O Curso de Especialização Técnica em Políticas Públicas em Saúde para a População do Campo tem como objetivo capacitar os trabalhadores do campo para compreender e discutir as políticas públicas de saúde pelo viés dos movimentos sociais e formar lideranças para esses movimentos. Participam das aulas integrantes do Movimento dos Trabalhadores Rurais Sem Terra (MST), do Movimento das Mulheres Camponesas (MMC), do Movimento dos Trabalhadores Desempregados (MTD), do Movimento dos Pequenos Agricultores (MPA) e Movimento Popular de Saúde (MOPS), de diversos estados brasileiros.

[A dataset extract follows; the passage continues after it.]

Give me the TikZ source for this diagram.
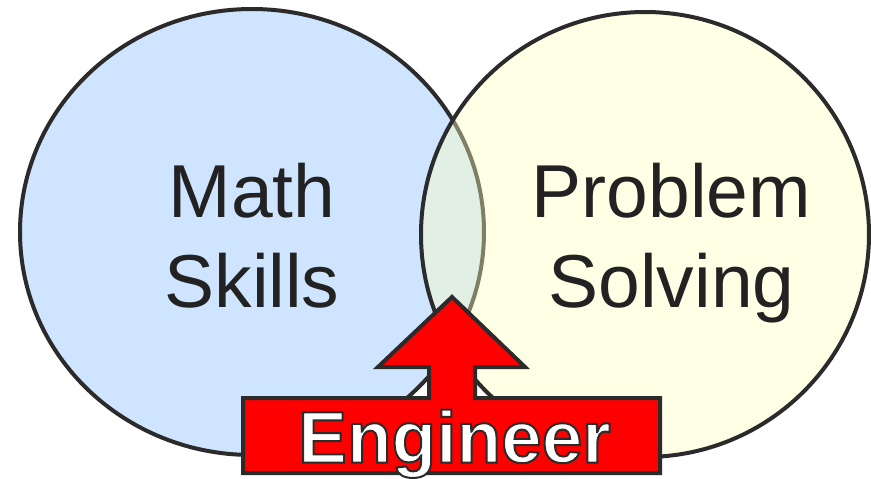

O curso, que teve início dia 22 de junho, foi construído pela EPSJV em parceria com a Coordenação do Coletivo Nacional de Saúde do MST, a partir do projeto da especialização já oferecida pela Escola. O programa foi baseado no método político-pedagógico do MST, com a inclusão de questões específicas dos movimentos sociais do campo. A primeira etapa do curso será realizada até 10 de julho. A segunda deve acontecer em novembro deste ano e a previsão é que o curso seja encerrado no primeiro semestre de 2011. Esse curso é parte integrante do projeto ‘Formação de conselheiros de saúde para o campo’, financiado pela Secretaria de Gestão Participativa do Ministério da Saúde. As aulas são realizadas no Centro de Referência Professor Hélio Fraga, da Escola Nacional de Saúde Pública Sérgio Arouca (ENSP/Fiocruz). “A parceria da EPSJV com os movimentos sociais nos proporciona uma troca de aprendizagem, que faz com que a Escola cresça e aprenda com essa experiência. É uma parceria cada vez mais forte que tem enriquecido muito nosso conhecimento. Para nós, a aproximação entre a politecnia e a educação no campo é o caminho para a construção de uma sociedade mais justa”, disse a diretora da EPSJV, Isabel Brasil. E completou: “As instituições públicas devem estar a serviço dos movimentos sociais”.